What the task asks >>
Retype exactly what appears below from the line containing "Output the Python" down to the line containing "import plotly.graph_objects as go", keeping both end lines. Do not include pictures.

Data supplied >>
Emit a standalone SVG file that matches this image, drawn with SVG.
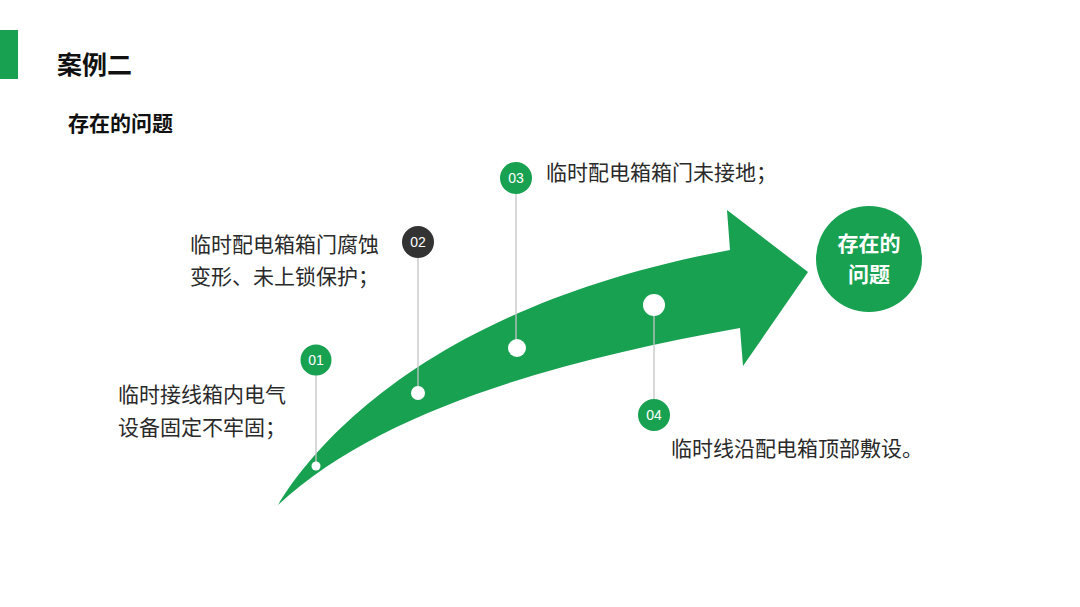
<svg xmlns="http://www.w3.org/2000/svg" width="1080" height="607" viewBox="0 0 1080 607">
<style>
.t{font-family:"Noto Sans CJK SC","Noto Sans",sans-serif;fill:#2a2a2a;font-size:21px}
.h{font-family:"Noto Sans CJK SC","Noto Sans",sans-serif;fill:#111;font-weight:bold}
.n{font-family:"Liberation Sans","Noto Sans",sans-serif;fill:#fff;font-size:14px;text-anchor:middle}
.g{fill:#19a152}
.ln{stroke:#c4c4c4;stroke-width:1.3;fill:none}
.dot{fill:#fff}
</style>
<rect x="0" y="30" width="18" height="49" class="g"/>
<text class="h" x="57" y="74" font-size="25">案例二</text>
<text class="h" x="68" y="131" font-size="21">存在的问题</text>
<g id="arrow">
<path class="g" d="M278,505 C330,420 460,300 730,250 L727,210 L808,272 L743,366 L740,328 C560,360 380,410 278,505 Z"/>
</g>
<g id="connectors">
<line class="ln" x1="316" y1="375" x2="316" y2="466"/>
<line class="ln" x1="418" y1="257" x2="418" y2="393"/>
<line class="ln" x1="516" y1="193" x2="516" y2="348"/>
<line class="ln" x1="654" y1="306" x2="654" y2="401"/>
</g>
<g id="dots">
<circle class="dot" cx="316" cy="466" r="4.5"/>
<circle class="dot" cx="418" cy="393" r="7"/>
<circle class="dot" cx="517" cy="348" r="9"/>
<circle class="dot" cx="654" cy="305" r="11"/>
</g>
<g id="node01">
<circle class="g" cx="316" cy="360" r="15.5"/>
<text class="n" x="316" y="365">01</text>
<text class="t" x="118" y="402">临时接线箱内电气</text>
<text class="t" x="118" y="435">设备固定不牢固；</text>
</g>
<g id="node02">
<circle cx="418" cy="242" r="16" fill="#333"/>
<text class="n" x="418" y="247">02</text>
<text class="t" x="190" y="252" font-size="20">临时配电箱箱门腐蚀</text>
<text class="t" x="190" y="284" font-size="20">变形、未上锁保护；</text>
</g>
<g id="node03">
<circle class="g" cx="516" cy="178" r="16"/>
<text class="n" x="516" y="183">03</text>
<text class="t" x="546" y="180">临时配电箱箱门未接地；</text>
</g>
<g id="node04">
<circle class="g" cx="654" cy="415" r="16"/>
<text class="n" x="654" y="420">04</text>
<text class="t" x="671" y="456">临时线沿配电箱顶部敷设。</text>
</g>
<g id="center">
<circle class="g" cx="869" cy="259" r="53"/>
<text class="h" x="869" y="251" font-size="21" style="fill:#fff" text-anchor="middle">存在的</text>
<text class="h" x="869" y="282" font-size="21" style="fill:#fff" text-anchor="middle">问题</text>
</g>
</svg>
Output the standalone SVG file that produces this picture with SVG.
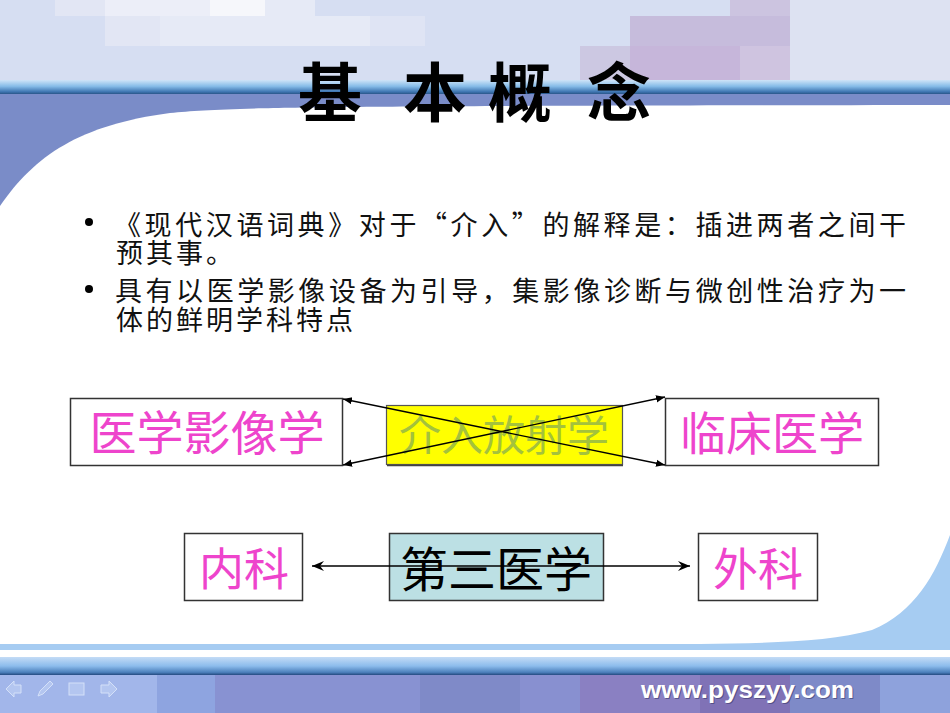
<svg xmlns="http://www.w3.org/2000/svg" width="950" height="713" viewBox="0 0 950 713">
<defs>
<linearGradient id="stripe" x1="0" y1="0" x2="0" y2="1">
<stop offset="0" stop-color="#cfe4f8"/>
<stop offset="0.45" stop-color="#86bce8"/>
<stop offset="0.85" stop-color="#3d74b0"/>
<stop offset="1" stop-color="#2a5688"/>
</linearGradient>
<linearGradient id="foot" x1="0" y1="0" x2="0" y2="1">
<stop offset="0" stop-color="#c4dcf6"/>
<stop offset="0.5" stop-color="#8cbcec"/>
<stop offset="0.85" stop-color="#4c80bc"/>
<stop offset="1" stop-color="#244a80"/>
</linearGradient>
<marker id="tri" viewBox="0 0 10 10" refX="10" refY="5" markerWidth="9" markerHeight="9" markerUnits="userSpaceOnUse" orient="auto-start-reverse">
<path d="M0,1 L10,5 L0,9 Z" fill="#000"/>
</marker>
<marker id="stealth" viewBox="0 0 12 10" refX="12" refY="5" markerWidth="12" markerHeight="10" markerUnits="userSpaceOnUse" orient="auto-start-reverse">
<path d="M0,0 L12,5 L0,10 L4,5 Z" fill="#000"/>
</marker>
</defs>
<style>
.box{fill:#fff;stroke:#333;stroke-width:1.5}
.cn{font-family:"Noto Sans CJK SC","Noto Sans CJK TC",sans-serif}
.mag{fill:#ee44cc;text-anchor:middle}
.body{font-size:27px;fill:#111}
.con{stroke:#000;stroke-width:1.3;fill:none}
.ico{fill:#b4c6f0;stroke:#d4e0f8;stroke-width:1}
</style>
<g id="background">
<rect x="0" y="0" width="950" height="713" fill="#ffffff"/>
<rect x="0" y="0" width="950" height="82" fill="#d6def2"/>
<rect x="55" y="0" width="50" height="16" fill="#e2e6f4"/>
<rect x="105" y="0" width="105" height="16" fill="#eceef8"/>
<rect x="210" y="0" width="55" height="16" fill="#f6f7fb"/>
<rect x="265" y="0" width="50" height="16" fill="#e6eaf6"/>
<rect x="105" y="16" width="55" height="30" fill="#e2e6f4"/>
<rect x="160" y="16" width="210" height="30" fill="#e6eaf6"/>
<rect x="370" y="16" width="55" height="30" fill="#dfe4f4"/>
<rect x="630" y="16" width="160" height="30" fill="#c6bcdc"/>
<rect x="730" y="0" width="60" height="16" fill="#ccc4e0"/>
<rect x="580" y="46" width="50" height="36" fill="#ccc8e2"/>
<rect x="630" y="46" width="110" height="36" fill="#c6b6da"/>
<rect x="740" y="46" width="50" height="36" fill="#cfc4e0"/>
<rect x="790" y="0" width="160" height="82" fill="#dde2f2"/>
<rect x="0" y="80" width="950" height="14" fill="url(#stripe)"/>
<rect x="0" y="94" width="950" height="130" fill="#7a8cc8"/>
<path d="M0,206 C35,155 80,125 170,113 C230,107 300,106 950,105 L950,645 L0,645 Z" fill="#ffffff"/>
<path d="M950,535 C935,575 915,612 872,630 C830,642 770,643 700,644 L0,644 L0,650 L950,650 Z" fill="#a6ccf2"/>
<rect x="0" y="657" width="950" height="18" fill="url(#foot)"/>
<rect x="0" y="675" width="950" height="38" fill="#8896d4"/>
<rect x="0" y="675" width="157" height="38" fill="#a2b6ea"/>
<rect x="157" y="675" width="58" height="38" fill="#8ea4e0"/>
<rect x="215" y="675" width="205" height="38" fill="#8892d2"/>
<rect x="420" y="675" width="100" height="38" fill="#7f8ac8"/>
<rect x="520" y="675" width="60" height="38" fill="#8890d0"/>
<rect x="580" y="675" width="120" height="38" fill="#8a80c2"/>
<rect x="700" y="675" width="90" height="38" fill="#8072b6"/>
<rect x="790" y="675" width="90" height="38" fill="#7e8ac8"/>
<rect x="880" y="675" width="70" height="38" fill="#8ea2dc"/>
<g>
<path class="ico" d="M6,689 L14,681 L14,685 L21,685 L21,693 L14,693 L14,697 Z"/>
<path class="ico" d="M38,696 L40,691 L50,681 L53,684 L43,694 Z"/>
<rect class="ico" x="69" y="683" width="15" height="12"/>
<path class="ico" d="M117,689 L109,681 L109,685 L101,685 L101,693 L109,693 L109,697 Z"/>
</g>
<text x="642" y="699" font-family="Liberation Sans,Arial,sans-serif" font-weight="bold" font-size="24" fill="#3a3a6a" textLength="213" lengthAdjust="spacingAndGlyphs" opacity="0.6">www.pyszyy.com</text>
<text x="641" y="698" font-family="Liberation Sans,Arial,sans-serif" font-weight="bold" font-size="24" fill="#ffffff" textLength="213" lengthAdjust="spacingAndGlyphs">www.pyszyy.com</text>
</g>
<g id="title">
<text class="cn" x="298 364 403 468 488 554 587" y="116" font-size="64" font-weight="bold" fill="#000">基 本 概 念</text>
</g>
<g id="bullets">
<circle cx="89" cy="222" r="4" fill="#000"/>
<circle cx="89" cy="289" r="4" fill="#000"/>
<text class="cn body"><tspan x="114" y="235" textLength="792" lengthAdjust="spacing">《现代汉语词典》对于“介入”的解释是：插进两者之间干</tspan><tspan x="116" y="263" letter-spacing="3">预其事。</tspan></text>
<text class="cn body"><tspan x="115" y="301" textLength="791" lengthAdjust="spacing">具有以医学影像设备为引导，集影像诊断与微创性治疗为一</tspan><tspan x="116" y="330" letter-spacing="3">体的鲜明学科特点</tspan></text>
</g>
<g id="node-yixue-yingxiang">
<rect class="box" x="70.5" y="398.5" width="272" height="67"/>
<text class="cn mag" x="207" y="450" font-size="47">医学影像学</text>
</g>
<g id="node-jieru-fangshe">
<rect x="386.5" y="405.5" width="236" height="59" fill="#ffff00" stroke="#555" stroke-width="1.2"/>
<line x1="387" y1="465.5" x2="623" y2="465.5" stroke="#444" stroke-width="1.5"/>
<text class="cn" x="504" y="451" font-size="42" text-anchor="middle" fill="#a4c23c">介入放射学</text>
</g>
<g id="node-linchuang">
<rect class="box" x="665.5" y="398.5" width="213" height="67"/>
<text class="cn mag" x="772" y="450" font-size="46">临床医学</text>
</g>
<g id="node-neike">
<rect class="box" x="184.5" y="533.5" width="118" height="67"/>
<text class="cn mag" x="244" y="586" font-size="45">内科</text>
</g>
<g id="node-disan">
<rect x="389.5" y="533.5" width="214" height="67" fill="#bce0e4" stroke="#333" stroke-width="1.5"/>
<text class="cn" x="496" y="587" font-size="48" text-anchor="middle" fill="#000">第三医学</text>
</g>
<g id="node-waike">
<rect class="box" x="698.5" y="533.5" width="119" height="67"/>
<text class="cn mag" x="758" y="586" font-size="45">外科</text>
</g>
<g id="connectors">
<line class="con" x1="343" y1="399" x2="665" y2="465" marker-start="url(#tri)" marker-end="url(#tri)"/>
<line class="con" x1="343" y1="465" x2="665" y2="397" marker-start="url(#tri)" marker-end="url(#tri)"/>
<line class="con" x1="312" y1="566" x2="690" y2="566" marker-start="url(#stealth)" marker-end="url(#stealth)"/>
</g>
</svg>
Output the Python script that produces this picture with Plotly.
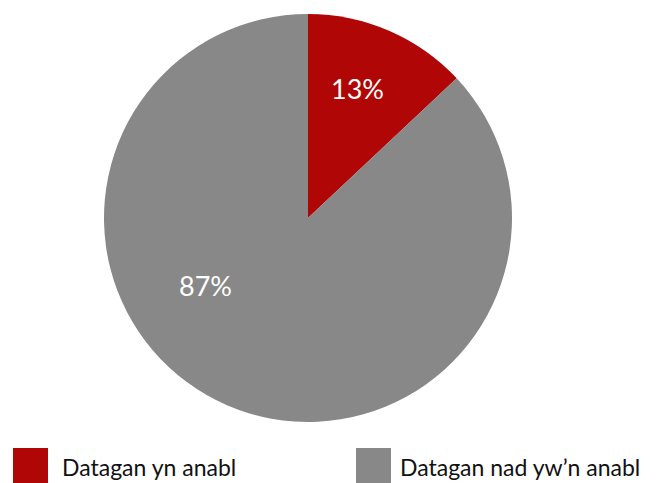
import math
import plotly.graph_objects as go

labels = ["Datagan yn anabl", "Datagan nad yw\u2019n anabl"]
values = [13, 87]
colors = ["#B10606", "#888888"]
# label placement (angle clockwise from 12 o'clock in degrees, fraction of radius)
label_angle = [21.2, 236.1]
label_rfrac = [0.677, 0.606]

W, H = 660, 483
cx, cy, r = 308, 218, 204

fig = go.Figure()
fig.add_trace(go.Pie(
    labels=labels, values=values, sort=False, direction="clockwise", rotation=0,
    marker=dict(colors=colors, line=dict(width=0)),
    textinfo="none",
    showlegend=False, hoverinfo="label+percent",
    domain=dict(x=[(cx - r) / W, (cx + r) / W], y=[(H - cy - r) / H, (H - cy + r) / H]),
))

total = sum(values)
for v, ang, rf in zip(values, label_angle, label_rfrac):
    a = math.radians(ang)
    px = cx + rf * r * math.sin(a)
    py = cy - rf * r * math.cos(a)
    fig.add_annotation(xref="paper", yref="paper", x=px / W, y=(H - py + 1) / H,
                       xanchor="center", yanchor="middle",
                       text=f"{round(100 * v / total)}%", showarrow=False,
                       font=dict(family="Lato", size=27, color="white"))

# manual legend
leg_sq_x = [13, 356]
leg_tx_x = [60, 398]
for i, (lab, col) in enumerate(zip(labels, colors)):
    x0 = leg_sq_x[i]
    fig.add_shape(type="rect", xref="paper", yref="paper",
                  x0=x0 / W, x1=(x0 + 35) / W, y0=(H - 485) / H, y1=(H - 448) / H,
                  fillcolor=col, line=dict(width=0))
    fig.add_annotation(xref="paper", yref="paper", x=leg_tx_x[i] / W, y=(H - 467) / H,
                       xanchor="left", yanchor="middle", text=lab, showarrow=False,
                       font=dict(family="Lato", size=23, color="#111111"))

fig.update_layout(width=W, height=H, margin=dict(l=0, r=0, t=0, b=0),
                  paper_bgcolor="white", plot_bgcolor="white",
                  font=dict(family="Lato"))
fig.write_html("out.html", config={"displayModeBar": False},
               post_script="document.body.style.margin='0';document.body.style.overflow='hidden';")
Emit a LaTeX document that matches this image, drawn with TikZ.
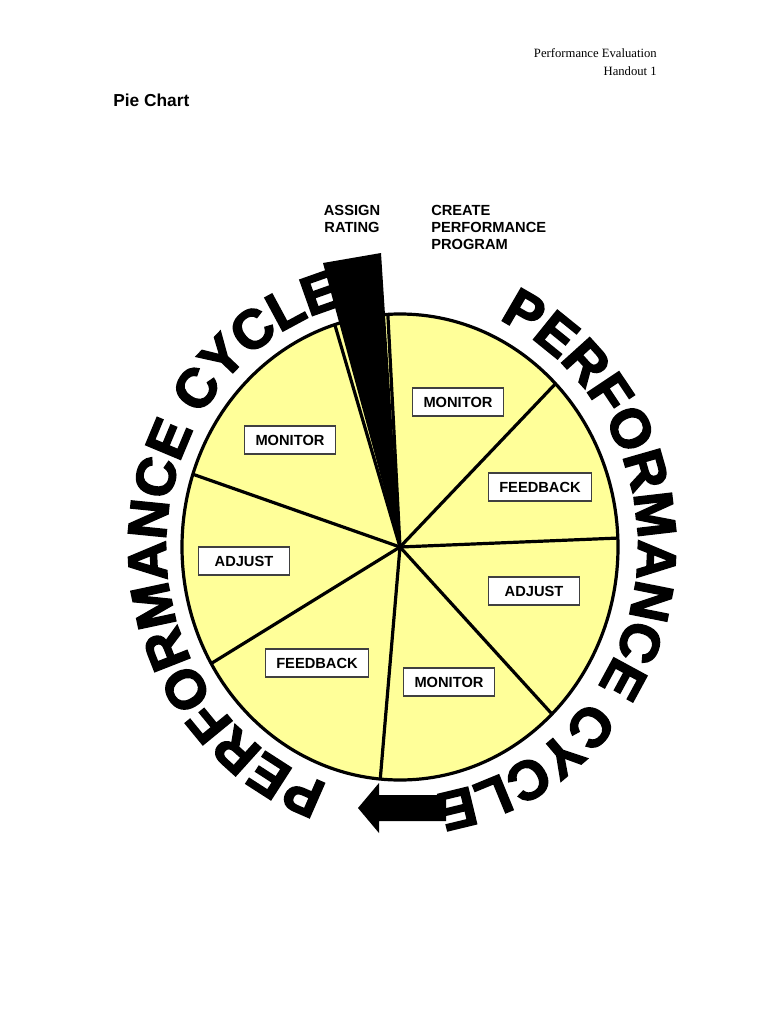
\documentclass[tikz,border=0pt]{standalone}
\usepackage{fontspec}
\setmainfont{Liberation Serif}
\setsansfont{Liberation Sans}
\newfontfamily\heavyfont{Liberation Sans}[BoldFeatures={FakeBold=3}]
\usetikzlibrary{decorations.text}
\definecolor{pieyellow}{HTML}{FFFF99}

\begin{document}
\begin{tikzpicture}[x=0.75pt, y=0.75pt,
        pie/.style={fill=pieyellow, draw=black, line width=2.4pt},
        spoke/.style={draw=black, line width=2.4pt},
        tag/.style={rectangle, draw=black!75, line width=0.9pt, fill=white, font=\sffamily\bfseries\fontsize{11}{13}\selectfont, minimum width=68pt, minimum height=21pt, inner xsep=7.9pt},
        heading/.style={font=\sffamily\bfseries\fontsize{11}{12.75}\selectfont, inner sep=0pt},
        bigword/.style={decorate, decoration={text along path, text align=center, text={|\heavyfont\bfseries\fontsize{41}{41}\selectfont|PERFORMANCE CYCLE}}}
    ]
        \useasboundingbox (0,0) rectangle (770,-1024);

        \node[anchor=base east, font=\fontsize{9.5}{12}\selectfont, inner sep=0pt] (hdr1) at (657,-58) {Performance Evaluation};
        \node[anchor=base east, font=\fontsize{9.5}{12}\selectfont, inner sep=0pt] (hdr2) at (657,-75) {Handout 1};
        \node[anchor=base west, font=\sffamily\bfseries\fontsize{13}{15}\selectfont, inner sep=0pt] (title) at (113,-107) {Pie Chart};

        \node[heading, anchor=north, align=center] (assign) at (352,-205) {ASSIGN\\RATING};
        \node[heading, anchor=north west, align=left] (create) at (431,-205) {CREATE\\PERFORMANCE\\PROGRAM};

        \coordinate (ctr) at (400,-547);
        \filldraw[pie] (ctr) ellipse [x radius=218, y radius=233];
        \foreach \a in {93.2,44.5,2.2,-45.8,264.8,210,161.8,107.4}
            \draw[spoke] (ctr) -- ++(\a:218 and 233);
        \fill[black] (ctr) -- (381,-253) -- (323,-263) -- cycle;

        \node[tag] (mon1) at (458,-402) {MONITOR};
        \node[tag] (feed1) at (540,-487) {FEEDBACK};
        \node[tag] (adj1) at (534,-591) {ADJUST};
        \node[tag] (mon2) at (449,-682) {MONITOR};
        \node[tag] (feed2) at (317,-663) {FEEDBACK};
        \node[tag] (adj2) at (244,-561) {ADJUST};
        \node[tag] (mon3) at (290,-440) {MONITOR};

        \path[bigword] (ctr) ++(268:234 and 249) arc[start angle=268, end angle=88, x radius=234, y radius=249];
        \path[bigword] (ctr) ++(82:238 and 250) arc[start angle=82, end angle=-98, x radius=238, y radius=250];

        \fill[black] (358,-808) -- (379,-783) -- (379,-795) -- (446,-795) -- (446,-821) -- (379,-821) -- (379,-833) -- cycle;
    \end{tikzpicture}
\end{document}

Output >>
Output the Python script that produces this picture with Plotly.
import math
import plotly.graph_objects as go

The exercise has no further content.